---------- DATA BLOCK ----------
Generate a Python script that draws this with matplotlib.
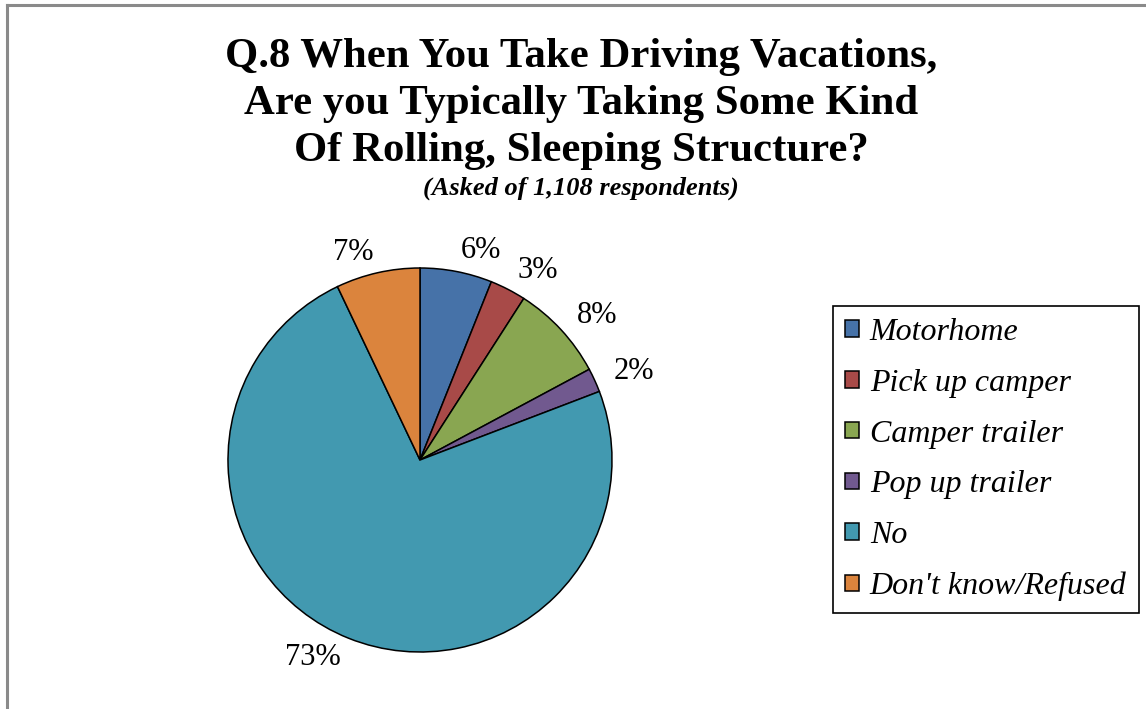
import matplotlib
matplotlib.use("Agg")
import matplotlib.pyplot as plt
from matplotlib.lines import Line2D

categories = ["Motorhome", "Pick up camper", "Camper trailer", "Pop up trailer", "No", "Don't know/Refused"]
values = [6, 3, 8, 2, 73, 7]
labels_pct = ["6%", "3%", "8%", "2%", "73%", "7%"]
colors = ["#4672A8", "#A84A48", "#89A651", "#71598F", "#4299B0", "#DB843D"]

W, H = 1146, 709
fig = plt.figure(figsize=(W / 100, H / 100), dpi=100)
fig.patch.set_facecolor("white")

serif = ["Liberation Serif", "DejaVu Serif"]

# figure border (top & left gray lines)
fig.add_artist(Line2D([6.5 / W, 1], [1 - 4.5 / H, 1 - 4.5 / H], transform=fig.transFigure, color="#8a8a8a", lw=2.2))
fig.add_artist(Line2D([6.5 / W, 6.5 / W], [0, 1 - 4.5 / H], transform=fig.transFigure, color="#8a8a8a", lw=2.2))

cx, cy, r = 420, 460, 192
ax = fig.add_axes([(cx - r) / W, (H - cy - r) / H, 2 * r / W, 2 * r / H])
wedges, texts = ax.pie(values, labels=labels_pct, colors=colors, startangle=90, counterclock=False,
                       labeldistance=1.11,
                       wedgeprops=dict(edgecolor="black", linewidth=1.1),
                       textprops=dict(fontsize=22, family=serif))
ax.set_xlim(-1, 1)
ax.set_ylim(-1, 1)
ax.set_aspect("equal")
ax.axis("off")

fig.text(0.507, 1 - 104 / H, "Q.8 When You Take Driving Vacations,\nAre you Typically Taking Some Kind\nOf Rolling, Sleeping Structure?",
         ha="center", va="center", fontsize=30.8, fontweight="bold", family=serif, linespacing=1.32)
fig.text(0.507, 1 - 188 / H, "(Asked of 1,108 respondents)", ha="center", va="center",
         fontsize=19, fontweight="bold", fontstyle="italic", family=serif)

leg = fig.legend(wedges, categories, loc="upper left", bbox_to_anchor=(833 / W, 1 - 306 / H),
                 frameon=True, fancybox=False, edgecolor="black", framealpha=1,
                 prop=dict(family=serif, style="italic", size=23),
                 handlelength=0.42, handleheight=0.42, handletextpad=0.35,
                 labelspacing=0.68, borderpad=0.38, borderaxespad=0)
leg.get_frame().set_linewidth(1.2)

fig.savefig("out.png", dpi=100)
----------
### DESCRIPTION OF THE TASK
Pictures are excluded; output everything else in the data verbatim.

### THE OUTPUT
Generate a Python script that draws this with matplotlib.
import matplotlib
matplotlib.use("Agg")
import matplotlib.pyplot as plt
from matplotlib.lines import Line2D

categories = ["Motorhome", "Pick up camper", "Camper trailer", "Pop up trailer", "No", "Don't know/Refused"]
values = [6, 3, 8, 2, 73, 7]
labels_pct = ["6%", "3%", "8%", "2%", "73%", "7%"]
colors = ["#4672A8", "#A84A48", "#89A651", "#71598F", "#4299B0", "#DB843D"]

W, H = 1146, 709
fig = plt.figure(figsize=(W / 100, H / 100), dpi=100)
fig.patch.set_facecolor("white")

serif = ["Liberation Serif", "DejaVu Serif"]

# figure border (top & left gray lines)
fig.add_artist(Line2D([6.5 / W, 1], [1 - 4.5 / H, 1 - 4.5 / H], transform=fig.transFigure, color="#8a8a8a", lw=2.2))
fig.add_artist(Line2D([6.5 / W, 6.5 / W], [0, 1 - 4.5 / H], transform=fig.transFigure, color="#8a8a8a", lw=2.2))

cx, cy, r = 420, 460, 192
ax = fig.add_axes([(cx - r) / W, (H - cy - r) / H, 2 * r / W, 2 * r / H])
wedges, texts = ax.pie(values, labels=labels_pct, colors=colors, startangle=90, counterclock=False,
                       labeldistance=1.11,
                       wedgeprops=dict(edgecolor="black", linewidth=1.1),
                       textprops=dict(fontsize=22, family=serif))
ax.set_xlim(-1, 1)
ax.set_ylim(-1, 1)
ax.set_aspect("equal")
ax.axis("off")

fig.text(0.507, 1 - 104 / H, "Q.8 When You Take Driving Vacations,\nAre you Typically Taking Some Kind\nOf Rolling, Sleeping Structure?",
         ha="center", va="center", fontsize=30.8, fontweight="bold", family=serif, linespacing=1.32)
fig.text(0.507, 1 - 188 / H, "(Asked of 1,108 respondents)", ha="center", va="center",
         fontsize=19, fontweight="bold", fontstyle="italic", family=serif)

leg = fig.legend(wedges, categories, loc="upper left", bbox_to_anchor=(833 / W, 1 - 306 / H),
                 frameon=True, fancybox=False, edgecolor="black", framealpha=1,
                 prop=dict(family=serif, style="italic", size=23),
                 handlelength=0.42, handleheight=0.42, handletextpad=0.35,
                 labelspacing=0.68, borderpad=0.38, borderaxespad=0)
leg.get_frame().set_linewidth(1.2)

fig.savefig("out.png", dpi=100)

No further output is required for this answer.